Exercise prompt: The listing below is the input. Say how many of its lines contain "this", giving the number alone.

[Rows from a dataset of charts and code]
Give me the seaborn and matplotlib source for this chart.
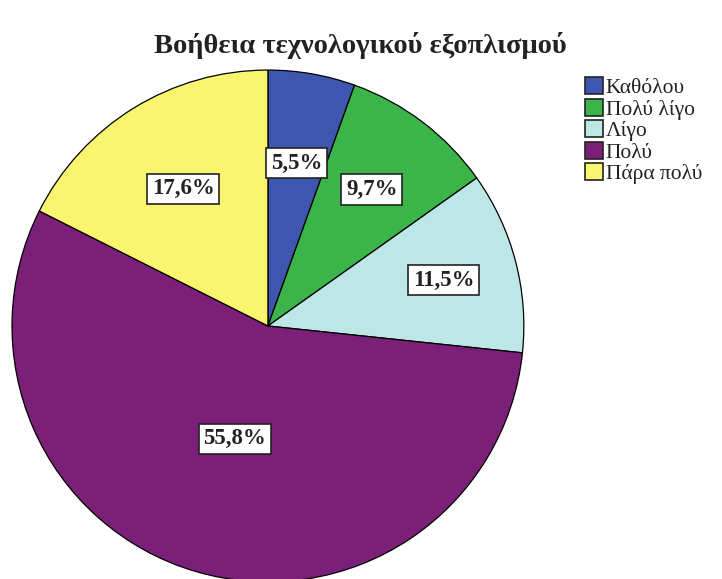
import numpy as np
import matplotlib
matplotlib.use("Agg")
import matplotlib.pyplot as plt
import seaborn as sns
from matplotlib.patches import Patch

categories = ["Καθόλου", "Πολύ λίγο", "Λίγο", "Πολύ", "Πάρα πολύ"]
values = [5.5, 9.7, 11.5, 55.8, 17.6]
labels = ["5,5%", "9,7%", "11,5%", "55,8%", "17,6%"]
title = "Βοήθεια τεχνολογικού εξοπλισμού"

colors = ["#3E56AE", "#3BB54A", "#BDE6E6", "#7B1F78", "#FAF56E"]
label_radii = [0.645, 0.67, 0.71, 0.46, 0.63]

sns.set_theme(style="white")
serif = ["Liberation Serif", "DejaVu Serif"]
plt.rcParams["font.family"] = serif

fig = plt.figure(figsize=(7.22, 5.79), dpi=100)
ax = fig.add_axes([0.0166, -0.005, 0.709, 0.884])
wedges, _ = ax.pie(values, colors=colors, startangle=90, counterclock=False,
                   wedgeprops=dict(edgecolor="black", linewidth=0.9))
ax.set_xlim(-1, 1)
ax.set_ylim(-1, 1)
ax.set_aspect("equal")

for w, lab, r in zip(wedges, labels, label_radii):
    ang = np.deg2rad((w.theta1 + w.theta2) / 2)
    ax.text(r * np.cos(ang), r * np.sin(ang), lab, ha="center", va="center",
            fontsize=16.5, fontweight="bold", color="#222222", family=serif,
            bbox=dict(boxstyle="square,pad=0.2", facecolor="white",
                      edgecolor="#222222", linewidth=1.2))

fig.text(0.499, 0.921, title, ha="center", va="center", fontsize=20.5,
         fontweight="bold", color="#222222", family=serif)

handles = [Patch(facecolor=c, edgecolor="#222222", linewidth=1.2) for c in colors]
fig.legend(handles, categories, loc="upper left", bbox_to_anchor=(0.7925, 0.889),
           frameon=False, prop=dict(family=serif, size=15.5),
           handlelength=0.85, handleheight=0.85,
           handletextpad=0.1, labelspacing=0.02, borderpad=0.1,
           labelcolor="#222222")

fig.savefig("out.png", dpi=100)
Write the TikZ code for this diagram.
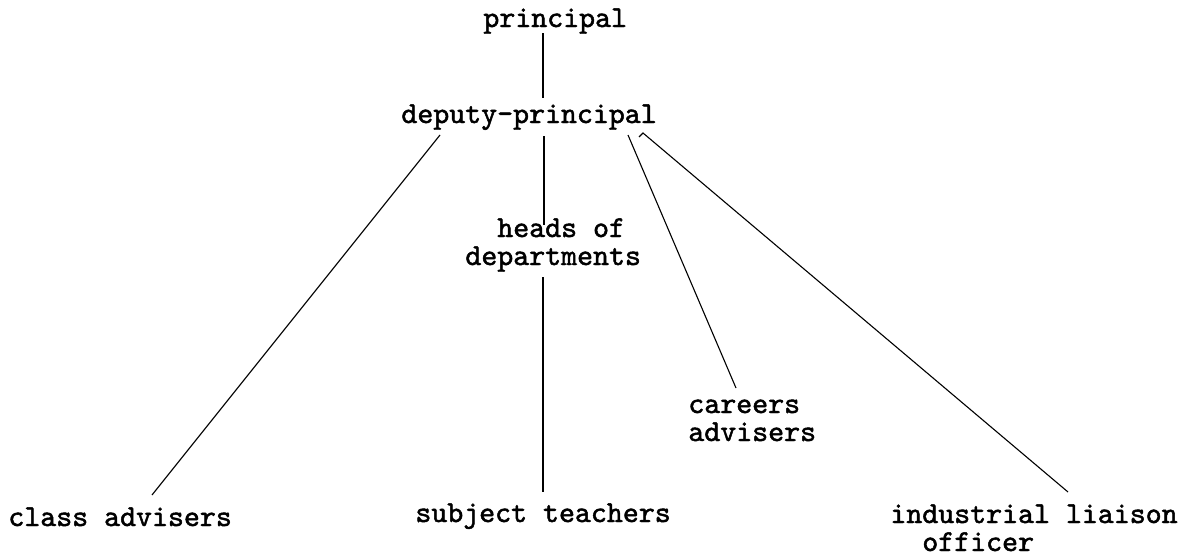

Exercise answer: 2